> What is required
Track down every line below that holds "this" and copy it.

> Dataset entries
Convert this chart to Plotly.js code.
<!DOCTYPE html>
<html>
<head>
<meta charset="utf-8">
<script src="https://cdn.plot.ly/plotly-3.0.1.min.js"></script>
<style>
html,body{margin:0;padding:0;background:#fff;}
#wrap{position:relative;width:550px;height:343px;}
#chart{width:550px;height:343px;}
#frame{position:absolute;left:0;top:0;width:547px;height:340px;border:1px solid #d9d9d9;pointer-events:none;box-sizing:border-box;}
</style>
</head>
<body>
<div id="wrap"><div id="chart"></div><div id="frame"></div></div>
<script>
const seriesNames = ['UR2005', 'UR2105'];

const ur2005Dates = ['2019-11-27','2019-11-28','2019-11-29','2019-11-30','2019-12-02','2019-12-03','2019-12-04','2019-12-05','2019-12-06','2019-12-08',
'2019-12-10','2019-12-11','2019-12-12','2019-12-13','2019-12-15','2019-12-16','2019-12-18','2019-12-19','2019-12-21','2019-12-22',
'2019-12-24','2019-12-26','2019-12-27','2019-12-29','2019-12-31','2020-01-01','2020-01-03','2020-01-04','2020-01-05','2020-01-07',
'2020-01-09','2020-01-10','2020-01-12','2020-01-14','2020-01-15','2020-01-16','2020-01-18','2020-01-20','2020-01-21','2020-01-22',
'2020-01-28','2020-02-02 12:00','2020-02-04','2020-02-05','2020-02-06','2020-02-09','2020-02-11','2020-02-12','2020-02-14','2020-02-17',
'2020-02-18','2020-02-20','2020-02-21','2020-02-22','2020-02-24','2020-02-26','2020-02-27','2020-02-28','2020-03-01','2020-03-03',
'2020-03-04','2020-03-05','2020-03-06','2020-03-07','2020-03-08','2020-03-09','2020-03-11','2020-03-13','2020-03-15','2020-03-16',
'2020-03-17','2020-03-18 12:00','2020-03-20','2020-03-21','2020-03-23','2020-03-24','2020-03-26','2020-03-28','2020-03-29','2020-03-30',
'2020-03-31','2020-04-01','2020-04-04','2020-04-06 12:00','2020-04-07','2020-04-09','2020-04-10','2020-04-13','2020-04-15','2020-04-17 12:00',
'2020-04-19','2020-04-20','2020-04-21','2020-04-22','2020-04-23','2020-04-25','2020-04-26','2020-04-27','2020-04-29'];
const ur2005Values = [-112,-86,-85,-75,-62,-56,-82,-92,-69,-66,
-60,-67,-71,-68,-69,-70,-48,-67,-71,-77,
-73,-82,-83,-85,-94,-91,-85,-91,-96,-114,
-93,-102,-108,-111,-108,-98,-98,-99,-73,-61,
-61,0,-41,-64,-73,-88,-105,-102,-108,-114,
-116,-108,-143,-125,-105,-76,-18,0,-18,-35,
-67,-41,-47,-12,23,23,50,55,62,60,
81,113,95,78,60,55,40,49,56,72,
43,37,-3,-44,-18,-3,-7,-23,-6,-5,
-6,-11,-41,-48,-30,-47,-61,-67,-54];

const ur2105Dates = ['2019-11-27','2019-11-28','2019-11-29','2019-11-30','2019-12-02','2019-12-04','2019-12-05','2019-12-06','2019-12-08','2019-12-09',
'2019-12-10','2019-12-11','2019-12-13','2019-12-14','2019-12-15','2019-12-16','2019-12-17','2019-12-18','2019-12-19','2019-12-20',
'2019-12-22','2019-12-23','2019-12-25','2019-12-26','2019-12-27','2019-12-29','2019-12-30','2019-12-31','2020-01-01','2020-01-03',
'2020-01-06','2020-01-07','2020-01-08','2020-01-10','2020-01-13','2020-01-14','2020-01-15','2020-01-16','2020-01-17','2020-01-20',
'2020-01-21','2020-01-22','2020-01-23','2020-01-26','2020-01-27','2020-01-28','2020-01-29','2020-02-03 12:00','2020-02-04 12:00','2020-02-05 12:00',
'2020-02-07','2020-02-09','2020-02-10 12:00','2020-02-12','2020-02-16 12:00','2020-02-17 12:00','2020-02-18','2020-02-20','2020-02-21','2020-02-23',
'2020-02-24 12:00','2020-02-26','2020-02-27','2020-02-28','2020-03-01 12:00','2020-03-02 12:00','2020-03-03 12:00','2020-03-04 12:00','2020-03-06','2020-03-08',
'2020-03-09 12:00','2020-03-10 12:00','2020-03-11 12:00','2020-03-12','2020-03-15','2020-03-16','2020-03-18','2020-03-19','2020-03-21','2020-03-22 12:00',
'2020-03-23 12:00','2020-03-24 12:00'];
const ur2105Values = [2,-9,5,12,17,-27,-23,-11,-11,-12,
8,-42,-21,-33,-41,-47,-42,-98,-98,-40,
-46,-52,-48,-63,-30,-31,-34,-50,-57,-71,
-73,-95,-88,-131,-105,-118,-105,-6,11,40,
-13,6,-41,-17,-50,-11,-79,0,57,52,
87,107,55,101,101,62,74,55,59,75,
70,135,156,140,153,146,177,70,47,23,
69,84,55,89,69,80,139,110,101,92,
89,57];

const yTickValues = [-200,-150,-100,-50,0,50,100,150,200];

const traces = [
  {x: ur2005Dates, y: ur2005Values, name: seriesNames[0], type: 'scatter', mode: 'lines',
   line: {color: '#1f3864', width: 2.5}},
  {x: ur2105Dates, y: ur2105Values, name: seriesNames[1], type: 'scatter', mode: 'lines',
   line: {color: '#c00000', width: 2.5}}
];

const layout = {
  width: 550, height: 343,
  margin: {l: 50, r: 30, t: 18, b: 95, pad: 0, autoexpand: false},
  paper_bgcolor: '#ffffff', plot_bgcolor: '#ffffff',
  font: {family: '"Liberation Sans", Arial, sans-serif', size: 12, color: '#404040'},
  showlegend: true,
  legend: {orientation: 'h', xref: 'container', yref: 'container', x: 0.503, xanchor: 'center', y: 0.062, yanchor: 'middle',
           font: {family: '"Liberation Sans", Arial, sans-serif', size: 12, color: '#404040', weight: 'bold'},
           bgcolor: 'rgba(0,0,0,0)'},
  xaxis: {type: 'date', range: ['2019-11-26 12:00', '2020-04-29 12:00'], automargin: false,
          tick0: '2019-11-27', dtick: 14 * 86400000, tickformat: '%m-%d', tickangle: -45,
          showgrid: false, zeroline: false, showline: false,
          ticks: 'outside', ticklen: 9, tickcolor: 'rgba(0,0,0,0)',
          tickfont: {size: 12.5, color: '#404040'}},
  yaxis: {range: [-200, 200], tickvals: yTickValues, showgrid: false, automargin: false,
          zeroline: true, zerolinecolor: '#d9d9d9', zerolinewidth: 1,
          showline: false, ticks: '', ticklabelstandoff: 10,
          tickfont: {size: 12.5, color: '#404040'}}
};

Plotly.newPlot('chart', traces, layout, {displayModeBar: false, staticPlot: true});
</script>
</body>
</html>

==

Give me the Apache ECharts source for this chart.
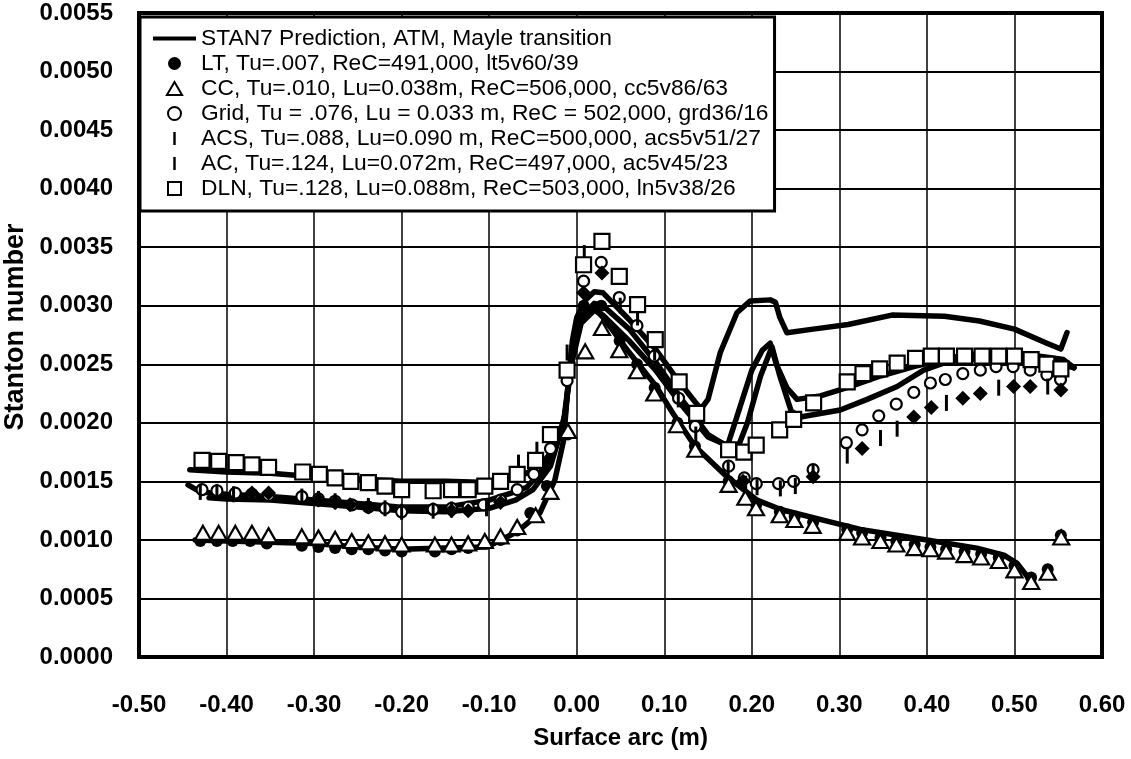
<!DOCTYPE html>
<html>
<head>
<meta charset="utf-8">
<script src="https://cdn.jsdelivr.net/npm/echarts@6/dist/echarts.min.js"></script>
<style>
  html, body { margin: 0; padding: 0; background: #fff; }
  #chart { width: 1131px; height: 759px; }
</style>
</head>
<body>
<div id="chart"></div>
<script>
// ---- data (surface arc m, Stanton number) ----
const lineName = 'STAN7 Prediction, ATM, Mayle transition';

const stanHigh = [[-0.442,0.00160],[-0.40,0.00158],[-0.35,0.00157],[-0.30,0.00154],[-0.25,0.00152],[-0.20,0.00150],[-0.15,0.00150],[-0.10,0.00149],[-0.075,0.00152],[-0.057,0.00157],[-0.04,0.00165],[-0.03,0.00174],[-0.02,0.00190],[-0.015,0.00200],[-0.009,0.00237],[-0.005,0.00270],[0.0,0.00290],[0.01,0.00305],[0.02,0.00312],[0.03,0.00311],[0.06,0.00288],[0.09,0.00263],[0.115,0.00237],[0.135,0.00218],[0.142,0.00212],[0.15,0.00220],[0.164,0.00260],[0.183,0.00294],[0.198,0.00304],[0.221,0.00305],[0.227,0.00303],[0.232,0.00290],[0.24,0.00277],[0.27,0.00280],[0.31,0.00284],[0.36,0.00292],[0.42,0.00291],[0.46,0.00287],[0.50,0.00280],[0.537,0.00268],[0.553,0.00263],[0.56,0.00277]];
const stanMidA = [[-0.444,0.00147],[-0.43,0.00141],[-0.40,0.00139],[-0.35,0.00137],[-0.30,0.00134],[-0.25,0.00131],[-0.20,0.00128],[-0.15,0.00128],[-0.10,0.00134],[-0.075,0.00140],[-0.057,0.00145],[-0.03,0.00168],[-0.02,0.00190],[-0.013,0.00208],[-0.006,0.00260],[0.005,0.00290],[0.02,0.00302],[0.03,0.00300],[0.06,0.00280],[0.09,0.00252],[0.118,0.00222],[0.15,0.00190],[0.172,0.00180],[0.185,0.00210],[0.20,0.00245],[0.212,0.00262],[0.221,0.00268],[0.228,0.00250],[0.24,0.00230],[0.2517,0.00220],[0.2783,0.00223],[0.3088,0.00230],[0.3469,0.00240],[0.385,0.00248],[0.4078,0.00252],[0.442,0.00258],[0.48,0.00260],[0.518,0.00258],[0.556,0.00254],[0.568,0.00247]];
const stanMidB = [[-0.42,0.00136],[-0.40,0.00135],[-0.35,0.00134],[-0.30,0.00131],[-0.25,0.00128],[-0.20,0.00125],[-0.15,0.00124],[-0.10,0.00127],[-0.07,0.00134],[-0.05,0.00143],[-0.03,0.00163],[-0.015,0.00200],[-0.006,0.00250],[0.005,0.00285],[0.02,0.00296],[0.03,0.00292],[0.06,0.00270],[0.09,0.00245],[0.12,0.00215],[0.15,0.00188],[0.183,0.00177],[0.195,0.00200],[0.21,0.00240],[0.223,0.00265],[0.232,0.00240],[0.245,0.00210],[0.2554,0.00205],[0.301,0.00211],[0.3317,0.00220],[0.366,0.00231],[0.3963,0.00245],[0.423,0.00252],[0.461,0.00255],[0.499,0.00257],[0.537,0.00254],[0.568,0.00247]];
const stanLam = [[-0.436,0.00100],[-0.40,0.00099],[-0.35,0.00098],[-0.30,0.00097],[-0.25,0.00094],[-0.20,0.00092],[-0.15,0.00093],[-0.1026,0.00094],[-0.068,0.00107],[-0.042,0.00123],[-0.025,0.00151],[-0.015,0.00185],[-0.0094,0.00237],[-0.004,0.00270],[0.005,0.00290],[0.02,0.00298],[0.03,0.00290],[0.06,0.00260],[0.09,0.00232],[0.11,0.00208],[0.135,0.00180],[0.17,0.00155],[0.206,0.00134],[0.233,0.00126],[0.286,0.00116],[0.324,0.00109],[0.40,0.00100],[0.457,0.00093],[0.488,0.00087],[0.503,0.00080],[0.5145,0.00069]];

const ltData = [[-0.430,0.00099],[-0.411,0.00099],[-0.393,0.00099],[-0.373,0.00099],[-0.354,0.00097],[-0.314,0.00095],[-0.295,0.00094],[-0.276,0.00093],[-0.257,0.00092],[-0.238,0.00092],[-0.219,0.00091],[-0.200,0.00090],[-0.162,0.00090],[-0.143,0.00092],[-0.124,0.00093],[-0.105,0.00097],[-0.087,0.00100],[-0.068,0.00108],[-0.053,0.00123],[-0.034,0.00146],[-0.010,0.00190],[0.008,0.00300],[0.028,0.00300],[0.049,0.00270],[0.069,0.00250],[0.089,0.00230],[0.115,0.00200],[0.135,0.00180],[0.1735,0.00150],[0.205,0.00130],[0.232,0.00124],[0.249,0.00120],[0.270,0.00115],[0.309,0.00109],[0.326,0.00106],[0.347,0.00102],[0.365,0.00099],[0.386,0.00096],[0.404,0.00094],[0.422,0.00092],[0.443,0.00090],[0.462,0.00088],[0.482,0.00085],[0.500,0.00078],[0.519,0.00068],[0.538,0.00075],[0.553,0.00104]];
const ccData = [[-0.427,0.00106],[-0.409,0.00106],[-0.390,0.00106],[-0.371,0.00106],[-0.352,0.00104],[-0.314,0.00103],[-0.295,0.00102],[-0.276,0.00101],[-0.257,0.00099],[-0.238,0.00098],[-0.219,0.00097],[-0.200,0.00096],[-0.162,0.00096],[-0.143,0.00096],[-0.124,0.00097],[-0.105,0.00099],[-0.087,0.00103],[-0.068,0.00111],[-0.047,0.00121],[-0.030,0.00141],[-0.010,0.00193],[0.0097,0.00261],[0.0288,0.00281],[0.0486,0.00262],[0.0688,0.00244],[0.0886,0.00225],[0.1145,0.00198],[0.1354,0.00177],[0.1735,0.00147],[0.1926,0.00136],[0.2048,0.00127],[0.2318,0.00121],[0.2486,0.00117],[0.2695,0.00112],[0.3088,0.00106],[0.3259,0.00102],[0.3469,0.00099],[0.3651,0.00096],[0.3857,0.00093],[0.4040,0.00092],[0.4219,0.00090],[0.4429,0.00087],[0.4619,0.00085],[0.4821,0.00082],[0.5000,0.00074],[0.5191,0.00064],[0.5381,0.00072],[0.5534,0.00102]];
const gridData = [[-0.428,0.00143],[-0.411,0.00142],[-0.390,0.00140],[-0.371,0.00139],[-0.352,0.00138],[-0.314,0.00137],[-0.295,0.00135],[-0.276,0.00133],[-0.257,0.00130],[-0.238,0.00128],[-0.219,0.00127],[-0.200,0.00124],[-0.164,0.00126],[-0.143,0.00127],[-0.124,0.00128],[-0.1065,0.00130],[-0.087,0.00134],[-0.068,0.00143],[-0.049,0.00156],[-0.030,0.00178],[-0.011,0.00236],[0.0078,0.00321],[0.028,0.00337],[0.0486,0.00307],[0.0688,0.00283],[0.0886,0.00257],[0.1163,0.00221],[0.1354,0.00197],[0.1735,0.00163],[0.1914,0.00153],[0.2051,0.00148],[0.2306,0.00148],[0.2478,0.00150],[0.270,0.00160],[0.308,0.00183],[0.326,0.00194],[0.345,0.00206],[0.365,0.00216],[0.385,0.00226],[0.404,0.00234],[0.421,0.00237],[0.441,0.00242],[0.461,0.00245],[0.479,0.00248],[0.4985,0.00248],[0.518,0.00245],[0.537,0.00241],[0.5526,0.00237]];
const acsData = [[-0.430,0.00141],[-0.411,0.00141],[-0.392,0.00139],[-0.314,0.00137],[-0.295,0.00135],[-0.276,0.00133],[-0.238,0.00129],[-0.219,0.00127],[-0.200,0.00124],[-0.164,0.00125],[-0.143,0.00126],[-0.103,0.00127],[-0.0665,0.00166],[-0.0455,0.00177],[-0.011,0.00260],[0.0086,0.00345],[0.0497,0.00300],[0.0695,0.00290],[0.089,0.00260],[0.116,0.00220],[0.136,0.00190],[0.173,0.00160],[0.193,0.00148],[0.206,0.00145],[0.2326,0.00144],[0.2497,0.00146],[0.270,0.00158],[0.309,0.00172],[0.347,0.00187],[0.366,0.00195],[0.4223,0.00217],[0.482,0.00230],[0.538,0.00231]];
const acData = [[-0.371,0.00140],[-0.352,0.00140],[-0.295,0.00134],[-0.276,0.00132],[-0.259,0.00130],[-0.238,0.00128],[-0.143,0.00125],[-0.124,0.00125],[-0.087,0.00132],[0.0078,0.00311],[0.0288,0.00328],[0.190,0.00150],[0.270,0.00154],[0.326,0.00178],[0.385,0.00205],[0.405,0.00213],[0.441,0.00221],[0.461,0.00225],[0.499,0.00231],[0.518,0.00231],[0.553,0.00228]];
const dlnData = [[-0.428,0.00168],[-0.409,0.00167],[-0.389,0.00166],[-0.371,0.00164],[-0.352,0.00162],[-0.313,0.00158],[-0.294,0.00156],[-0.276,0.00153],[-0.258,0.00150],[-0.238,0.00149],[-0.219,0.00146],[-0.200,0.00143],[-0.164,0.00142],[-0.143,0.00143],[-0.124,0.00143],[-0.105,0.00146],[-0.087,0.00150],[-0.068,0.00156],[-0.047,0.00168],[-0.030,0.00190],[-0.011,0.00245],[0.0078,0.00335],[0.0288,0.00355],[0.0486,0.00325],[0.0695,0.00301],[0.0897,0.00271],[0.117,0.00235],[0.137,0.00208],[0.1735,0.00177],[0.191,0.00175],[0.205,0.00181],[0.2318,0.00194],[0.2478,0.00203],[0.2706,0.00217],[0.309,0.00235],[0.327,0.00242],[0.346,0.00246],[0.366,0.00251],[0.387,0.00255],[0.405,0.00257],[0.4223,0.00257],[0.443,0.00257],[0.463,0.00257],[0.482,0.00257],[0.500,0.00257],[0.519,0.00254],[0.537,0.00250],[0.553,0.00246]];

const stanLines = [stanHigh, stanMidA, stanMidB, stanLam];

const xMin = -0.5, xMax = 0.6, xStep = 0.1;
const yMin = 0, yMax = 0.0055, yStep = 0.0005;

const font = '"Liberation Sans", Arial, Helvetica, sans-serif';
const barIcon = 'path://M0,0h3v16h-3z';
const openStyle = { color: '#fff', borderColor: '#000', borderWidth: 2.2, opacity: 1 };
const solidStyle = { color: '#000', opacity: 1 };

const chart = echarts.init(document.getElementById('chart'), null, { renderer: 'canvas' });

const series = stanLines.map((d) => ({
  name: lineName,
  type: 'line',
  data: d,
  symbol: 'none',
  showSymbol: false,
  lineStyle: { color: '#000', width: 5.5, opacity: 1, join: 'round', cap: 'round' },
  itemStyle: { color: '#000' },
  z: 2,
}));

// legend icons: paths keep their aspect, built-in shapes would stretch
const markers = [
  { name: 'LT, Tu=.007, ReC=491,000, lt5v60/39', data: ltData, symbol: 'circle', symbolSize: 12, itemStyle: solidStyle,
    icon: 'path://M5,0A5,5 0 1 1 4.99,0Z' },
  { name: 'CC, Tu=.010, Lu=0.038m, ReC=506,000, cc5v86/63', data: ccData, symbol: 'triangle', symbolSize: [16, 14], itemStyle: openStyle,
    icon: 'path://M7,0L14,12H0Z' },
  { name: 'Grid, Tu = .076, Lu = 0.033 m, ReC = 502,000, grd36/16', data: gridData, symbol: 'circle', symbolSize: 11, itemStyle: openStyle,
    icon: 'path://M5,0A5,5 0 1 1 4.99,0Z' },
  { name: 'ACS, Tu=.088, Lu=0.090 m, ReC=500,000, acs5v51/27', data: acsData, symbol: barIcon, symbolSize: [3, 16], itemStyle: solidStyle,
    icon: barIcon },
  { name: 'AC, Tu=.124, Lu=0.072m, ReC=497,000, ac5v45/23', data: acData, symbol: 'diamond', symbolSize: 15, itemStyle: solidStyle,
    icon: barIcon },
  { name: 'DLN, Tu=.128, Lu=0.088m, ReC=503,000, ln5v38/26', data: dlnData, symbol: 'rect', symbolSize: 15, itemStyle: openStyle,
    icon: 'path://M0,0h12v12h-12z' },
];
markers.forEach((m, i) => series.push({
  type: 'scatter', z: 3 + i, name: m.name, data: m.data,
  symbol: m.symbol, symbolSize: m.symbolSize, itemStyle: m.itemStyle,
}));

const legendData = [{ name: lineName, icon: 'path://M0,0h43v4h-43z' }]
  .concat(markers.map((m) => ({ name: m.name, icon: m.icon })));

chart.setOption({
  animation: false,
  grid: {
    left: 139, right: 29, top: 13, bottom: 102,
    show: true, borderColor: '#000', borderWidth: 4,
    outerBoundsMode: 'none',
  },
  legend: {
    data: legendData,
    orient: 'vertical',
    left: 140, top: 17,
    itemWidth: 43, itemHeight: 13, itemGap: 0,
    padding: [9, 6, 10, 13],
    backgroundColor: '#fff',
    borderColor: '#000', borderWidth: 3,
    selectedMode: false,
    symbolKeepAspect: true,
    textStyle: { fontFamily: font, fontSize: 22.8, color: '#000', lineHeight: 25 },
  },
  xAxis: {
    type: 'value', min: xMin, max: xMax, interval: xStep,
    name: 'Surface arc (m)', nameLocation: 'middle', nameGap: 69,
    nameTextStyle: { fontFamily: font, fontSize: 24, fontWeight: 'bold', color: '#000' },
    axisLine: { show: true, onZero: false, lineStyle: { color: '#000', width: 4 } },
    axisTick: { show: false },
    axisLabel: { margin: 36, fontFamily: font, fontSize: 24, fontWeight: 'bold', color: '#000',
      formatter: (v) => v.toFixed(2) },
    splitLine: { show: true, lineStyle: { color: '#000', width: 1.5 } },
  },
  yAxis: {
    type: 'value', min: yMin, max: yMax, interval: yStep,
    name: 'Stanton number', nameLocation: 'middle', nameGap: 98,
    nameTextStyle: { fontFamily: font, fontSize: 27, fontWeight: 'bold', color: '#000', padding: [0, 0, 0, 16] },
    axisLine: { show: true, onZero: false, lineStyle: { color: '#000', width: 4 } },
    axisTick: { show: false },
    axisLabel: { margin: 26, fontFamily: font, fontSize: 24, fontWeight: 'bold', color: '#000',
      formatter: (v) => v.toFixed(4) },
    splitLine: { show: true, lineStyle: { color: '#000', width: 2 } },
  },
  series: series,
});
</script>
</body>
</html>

--

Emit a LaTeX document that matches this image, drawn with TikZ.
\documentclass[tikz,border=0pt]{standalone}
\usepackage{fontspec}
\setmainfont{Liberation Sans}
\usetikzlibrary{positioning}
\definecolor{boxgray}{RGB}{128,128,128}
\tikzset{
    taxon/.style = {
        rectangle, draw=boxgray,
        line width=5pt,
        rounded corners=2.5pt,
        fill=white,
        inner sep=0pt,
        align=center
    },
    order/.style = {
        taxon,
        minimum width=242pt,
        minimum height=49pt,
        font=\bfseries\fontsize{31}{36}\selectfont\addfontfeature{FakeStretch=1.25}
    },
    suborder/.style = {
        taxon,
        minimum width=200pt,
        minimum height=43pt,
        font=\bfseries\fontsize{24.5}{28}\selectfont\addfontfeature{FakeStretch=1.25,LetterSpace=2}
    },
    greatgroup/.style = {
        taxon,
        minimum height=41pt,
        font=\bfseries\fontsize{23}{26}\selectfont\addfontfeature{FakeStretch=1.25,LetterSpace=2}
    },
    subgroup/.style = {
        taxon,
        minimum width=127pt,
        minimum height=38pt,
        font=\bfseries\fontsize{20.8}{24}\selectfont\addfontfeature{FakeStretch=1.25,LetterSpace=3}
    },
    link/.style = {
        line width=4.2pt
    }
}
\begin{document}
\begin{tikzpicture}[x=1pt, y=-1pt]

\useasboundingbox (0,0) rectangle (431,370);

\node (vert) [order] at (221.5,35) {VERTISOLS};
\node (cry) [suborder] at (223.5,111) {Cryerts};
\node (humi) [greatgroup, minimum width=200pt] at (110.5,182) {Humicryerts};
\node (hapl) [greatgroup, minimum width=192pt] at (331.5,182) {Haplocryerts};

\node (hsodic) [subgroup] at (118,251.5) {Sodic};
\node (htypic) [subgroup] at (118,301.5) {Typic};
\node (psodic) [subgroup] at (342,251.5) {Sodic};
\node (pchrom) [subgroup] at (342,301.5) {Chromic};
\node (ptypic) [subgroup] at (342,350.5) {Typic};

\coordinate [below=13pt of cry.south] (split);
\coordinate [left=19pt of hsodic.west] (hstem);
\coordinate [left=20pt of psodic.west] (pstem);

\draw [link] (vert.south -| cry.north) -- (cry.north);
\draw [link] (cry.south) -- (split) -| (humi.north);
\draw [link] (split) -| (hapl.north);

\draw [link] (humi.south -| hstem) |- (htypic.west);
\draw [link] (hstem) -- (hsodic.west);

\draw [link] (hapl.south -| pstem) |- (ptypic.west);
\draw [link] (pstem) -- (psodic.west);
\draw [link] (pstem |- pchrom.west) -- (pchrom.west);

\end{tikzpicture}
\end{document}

> Completed task
Convert this chart to Plotly.js code.
Give me the Apache ECharts source for this chart.
Emit a LaTeX document that matches this image, drawn with TikZ.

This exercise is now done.